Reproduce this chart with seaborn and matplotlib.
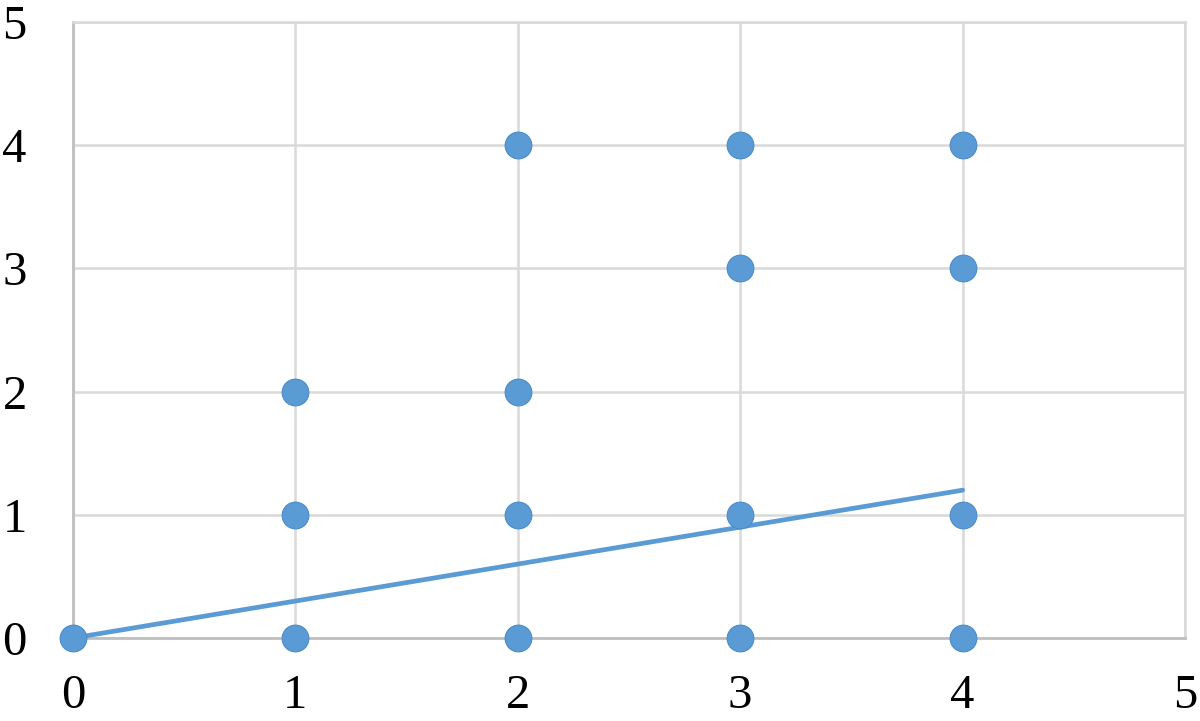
import numpy as np
import pandas as pd
import seaborn as sns
import matplotlib
matplotlib.use('Agg')
import matplotlib.pyplot as plt

# scatter points
x_pts = [0, 1, 1, 1, 2, 2, 2, 2, 3, 3, 3, 3, 4, 4, 4, 4]
y_pts = [0, 0, 1, 2, 0, 1, 2, 4, 0, 1, 3, 4, 0, 1, 3, 4]

# fitted line
line_x = [0, 4]
line_y = [0, 1.2]

ticks = [0, 1, 2, 3, 4, 5]

sns.set_style('white')
plt.rcParams['font.family'] = ['Liberation Serif', 'DejaVu Serif']

blue = '#5b9bd5'
grid = '#d9d9d9'

fig = plt.figure(figsize=(12, 7.21), dpi=100)
ax = fig.add_axes([0.0608, 0.1151, 0.9267, 0.8544])

df_pts = pd.DataFrame({'x': x_pts, 'y': y_pts})
df_line = pd.DataFrame({'x': line_x, 'y': line_y})

sns.lineplot(data=df_line, x='x', y='y', ax=ax, color=blue, linewidth=3.4, zorder=3)
sns.scatterplot(data=df_pts, x='x', y='y', ax=ax, color=blue, s=370,
                edgecolor='#4a8bc8', linewidth=0.8, zorder=4, clip_on=False)

ax.set_xlim(0, 5)
ax.set_ylim(0, 5)
ax.set_xticks(ticks)
ax.set_yticks(ticks)
ax.set_xlabel('')
ax.set_ylabel('')
ax.grid(True, color=grid, linewidth=1.8)
ax.set_axisbelow(True)
for side in ['top', 'right']:
    ax.spines[side].set_color(grid)
    ax.spines[side].set_linewidth(1.8)
for side in ['left', 'bottom']:
    ax.spines[side].set_color('#bfbfbf')
    ax.spines[side].set_linewidth(2)
ax.tick_params(axis='both', length=0, labelsize=35, colors='black')
ax.tick_params(axis='x', pad=26)
ax.tick_params(axis='y', pad=42)
for lab in ax.get_yticklabels():
    lab.set_horizontalalignment('center')

plt.savefig('out.png', dpi=100)
plt.close()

***

# WHAT IS NEEDED
Examine the data above and state how many of its lines contain the word "seaborn", with no further remarks.

# THE ANSWER
2